A long time passed before I calmed my assault on the trickle. By then the terrible dry burning in my throat had been soothed, but the thirst remained. With every mouthful I could feel my strength returning. I sat side-on to the rock and my polar trousers sopped up the water from the wet screes. When sense at last prevailed, I scooped a hollow from the debris at the scree cone and watched it fill. Two inches of icy clear water filled the scoop—more than I could take in one mouthful. The hollows refilled before I could bend again for a second drink. I drank until my stomach hurt with the cold weight of water, and then drank more. I bent my face to the pool and slobbered at the water, coughing as grit caught in my throat, and trying to drink at the same time.
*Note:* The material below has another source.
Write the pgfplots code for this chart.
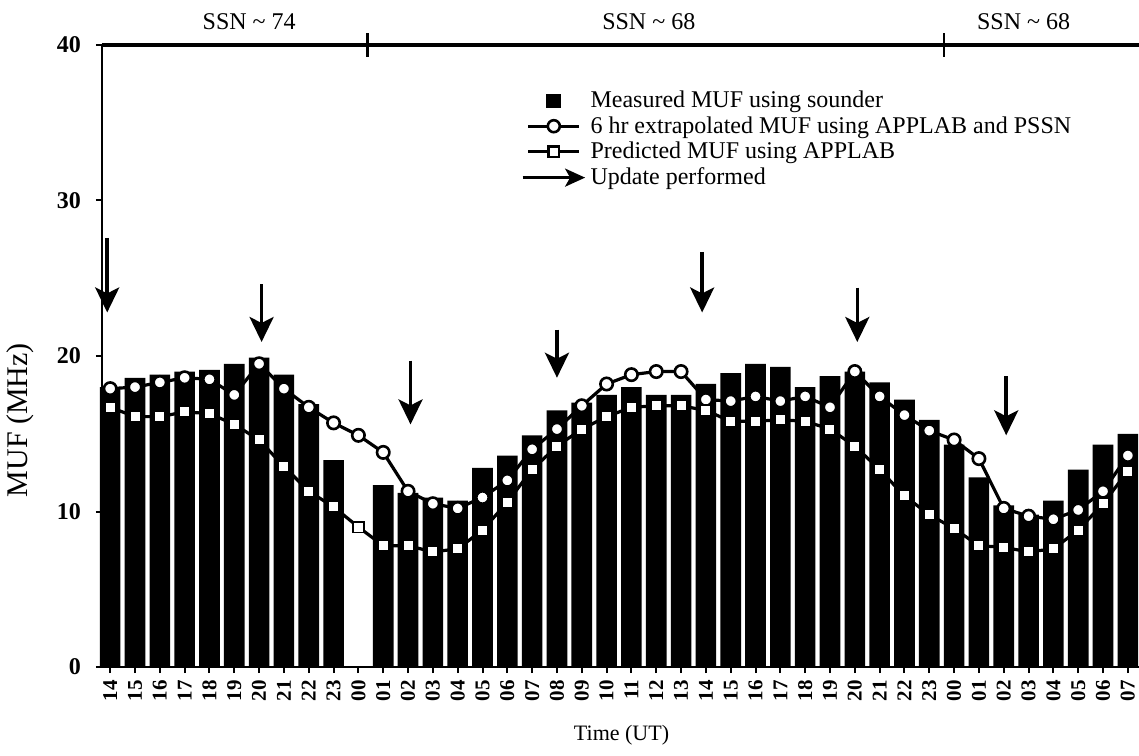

I heard myself mewling and groaning with the delight and discomfort.

Each time I stopped, thinking I had drunk my fill, an overpowering urge to drink again would come over me. Mud and grit smeared my face and I clawed at the pool, enlarging it with numb, soiled fingers. I drank, rested, and drank again with the panicky obsession that it might suddenly dry up and disappear. Three days and nights without water had maddened me. I couldn’t tear myself away from the rock, and drank with eyes tight-closed and face clenched in unbelieving astonishment. More water than I had ever dared think of, enough to fill the blotting paper feeling within me and turn me away, sodden and sponged, to collapse sated on the floor of the hollow.
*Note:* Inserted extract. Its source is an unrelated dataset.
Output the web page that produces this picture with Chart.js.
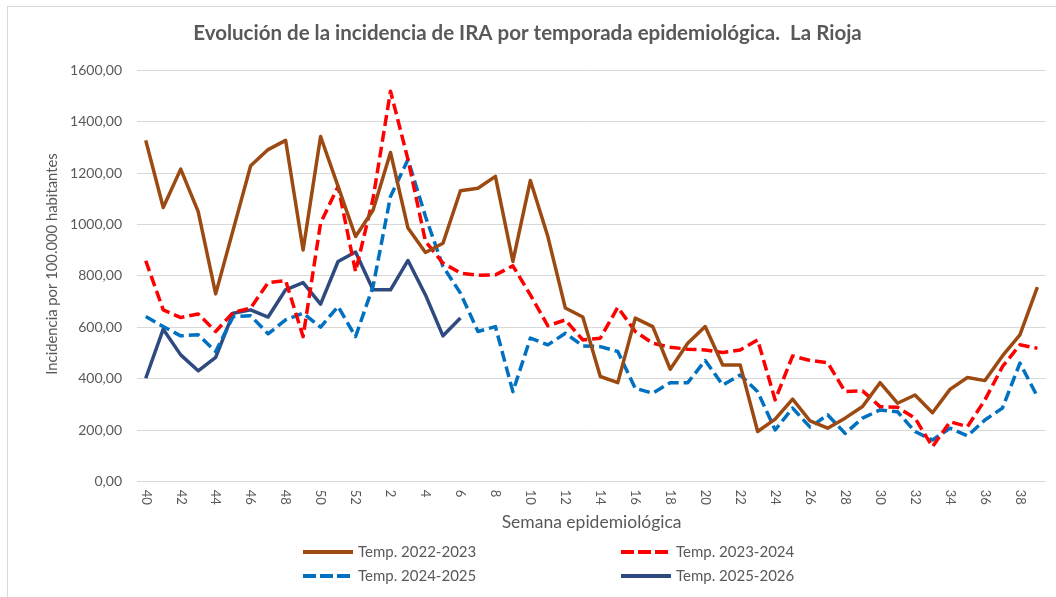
<!DOCTYPE html>
<html>
<head>
<meta charset="utf-8">
<script src="https://cdn.jsdelivr.net/npm/chart.js@4.4.1/dist/chart.umd.min.js"></script>
<style>
  html, body { margin: 0; padding: 0; background: #ffffff; }
  #wrap { position: absolute; left: 0; top: 0; width: 1056px; height: 597px; }
</style>
</head>
<body>
<div id="wrap"><canvas id="c" width="1056" height="597"></canvas></div>
<script>
const weeks = ['40','41','42','43','44','45','46','47','48','49','50','51','52',
  '1','2','3','4','5','6','7','8','9','10','11','12','13','14','15','16','17','18','19','20',
  '21','22','23','24','25','26','27','28','29','30','31','32','33','34','35','36','37','38','39'];

const temp2022 = [1327,1066,1215,1050,730,979,1228,1291,1327,901,1342,1148,953,
  1055,1280,986,891,927,1131,1141,1187,856,1171,953,675,640,409,385,636,603,437,538,603,
  454,454,195,243,321,236,208,247,292,385,305,337,268,359,405,393,489,571,756];

const temp2023 = [859,668,638,652,584,658,675,774,782,564,1005,1148,817,
  1100,1518,1252,934,850,811,802,804,839,726,606,629,551,558,678,584,538,523,515,512,
  502,512,551,318,489,471,463,350,353,292,289,247,136,233,214,318,447,532,519];

const temp2024 = [642,603,567,571,506,642,645,575,629,655,601,681,564,
  759,1109,1252,1031,837,733,584,603,350,558,532,577,528,525,506,363,344,385,385,471,
  376,415,350,201,286,212,260,188,247,279,272,195,162,208,178,240,286,461,331];

const temp2025 = [402,593,493,431,483,655,668,640,746,774,690,856,893,
  746,746,860,726,567,636];

const seriesNames = ['Temp. 2022-2023','Temp. 2023-2024','Temp. 2024-2025','Temp. 2025-2026'];
const yTitle = 'Incidencia por 100.000 habitantes';
const yTicksMax = 1600;
const yStep = 200;

const TEXT = '#595959';
const FONT = 'Lato, "Open Sans", sans-serif';

const frame = {
  id: 'frame',
  beforeDraw(chart) {
    const ctx = chart.ctx;
    ctx.save();
    ctx.fillStyle = '#ffffff';
    ctx.fillRect(0, 0, chart.width, chart.height);
    ctx.strokeStyle = '#D9D9D9';
    ctx.lineWidth = 1;
    ctx.strokeRect(7.5, 6.5, chart.width, chart.height);
    ctx.restore();
  }
};

const textPlugin = {
  id: 'textPlugin',
  afterDraw(chart) {
    const xs = chart.scales.x;
    const ctx = chart.ctx;
    ctx.save();
    // x tick labels, rotated clockwise (read top to bottom)
    ctx.font = '13px ' + FONT;
    ctx.fillStyle = TEXT;
    ctx.textAlign = 'left';
    ctx.textBaseline = 'middle';
    xs.ticks.forEach((t, i) => {
      if (t.value % 2 !== 0) return;
      const lab = xs.getLabelForValue(t.value);
      const x = xs.getPixelForTick(i);
      ctx.save();
      ctx.translate(x, xs.top + 8);
      ctx.rotate(Math.PI / 2);
      ctx.fillText(lab, 0, 0);
      ctx.restore();
    });
    // y axis title
    ctx.font = '14.8px ' + FONT;
    ctx.textAlign = 'center';
    ctx.textBaseline = 'middle';
    ctx.save();
    ctx.translate(52, 264);
    ctx.rotate(-Math.PI / 2);
    ctx.fillText(yTitle, 0, 0);
    ctx.restore();
    ctx.restore();
  }
};

const legendGrid = {
  id: 'legendGrid',
  afterDraw(chart) {
    const ctx = chart.ctx;
    const cols = [303, 621];
    const rows = [552, 576];
    ctx.save();
    ctx.font = '15px ' + FONT;
    ctx.textBaseline = 'middle';
    ctx.textAlign = 'left';
    chart.data.datasets.forEach((ds, i) => {
      const x = cols[i % 2];
      const y = rows[Math.floor(i / 2)];
      ctx.save();
      ctx.strokeStyle = ds.borderColor;
      ctx.lineWidth = 4;
      ctx.lineCap = 'butt';
      ctx.setLineDash(ds.borderDash && ds.borderDash.length ? [13, 4] : []);
      ctx.beginPath();
      ctx.moveTo(x, y);
      ctx.lineTo(x + 50, y);
      ctx.stroke();
      ctx.restore();
      ctx.fillStyle = TEXT;
      ctx.fillText(ds.label, x + 55, y);
    });
    ctx.restore();
  }
};

new Chart(document.getElementById('c'), {
  type: 'line',
  data: {
    labels: weeks,
    datasets: [
      { label: seriesNames[0], data: temp2022, borderColor: '#9C4A12', borderWidth: 3.5, borderDash: [] },
      { label: seriesNames[1], data: temp2023, borderColor: '#FF0000', borderWidth: 3.5, borderDash: [11, 5] },
      { label: seriesNames[2], data: temp2024, borderColor: '#0070C0', borderWidth: 3.5, borderDash: [11, 5] },
      { label: seriesNames[3], data: temp2025, borderColor: '#2E4A7E', borderWidth: 3.5, borderDash: [] }
    ]
  },
  options: {
    responsive: false,
    animation: false,
    devicePixelRatio: 1,
    layout: { padding: { left: 0, right: 1, top: 0, bottom: 64.5 } },
    elements: {
      point: { radius: 0, hoverRadius: 0 },
      line: { tension: 0, borderJoinStyle: 'round', borderCapStyle: 'butt', fill: false }
    },
    plugins: {
      legend: { display: false },
      tooltip: { enabled: false },
      title: {
        display: true,
        text: 'Evolución de la incidencia de IRA por temporada epidemiológica.  La Rioja',
        color: TEXT,
        font: { family: FONT, size: 20.5, weight: 'bold' },
        padding: { top: 21, bottom: 24.5 }
      }
    },
    scales: {
      x: {
        type: 'category',
        offset: true,
        grid: { display: false },
        border: { display: false },
        ticks: {
          autoSkip: false,
          minRotation: 90,
          maxRotation: 90,
          color: 'rgba(0,0,0,0)',
          font: { family: FONT, size: 13 },
          callback: function (v, i) { return i % 2 === 0 ? this.getLabelForValue(v) : ''; }
        },
        title: {
          display: true,
          text: 'Semana epidemiológica',
          color: TEXT,
          font: { family: FONT, size: 17.5 },
          padding: { top: 0, bottom: 0 }
        },
        afterFit(scale) { scale.height = 50.8; }
      },
      y: {
        min: 0,
        max: yTicksMax,
        grid: { color: '#D9D9D9', lineWidth: 1, drawTicks: false },
        border: { display: false },
        ticks: {
          stepSize: yStep,
          padding: 15,
          color: TEXT,
          font: { family: FONT, size: 14 },
          callback: (v) => v.toFixed(2).replace('.', ',')
        },
        title: { display: false, text: yTitle },
        afterFit(scale) { scale.width = 137; }
      }
    }
  },
  plugins: [frame, textPlugin, legendGrid]
});
</script>
</body>
</html>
I roused myself from the stupor of fluid and looked around. Sounds of water tinkling near me were a comfort. The hollow felt familiar. I had been here with Simon and Richard, and then a second time with Simon. How long ago? Eight days ago! It seemed unbelievable. I remembered the place so well that it seemed only yesterday that we had sat here on our rucksacks, filled with excitement about the climb. A few small stones rattled down the water rock. I ducked away instinctively as they smacked into the screes at the far end of the hollow. The water had wrought an amazing change in me. I felt invigorated. The previous hours of despair were forgotten. The empty soft weakness I had felt since waking had gone. I could feel my fight returning. The wall I had stumbled through that morning had been washed away.

From Bomb Alley I knew that the upper lake was half an hour’s walking, or three hours’ crawling. I decided to try and reach it by four o’clock. I stood up and hopped to the rock for one last drink, then turned and began to leave the hollow. As I reached its far end I saw footprints in the mud. I stopped and stared at them. I recognised the print of Simon’s boots, and the smaller marks of Richard’s trainers. My spirits rose. They were with me. I hopped past.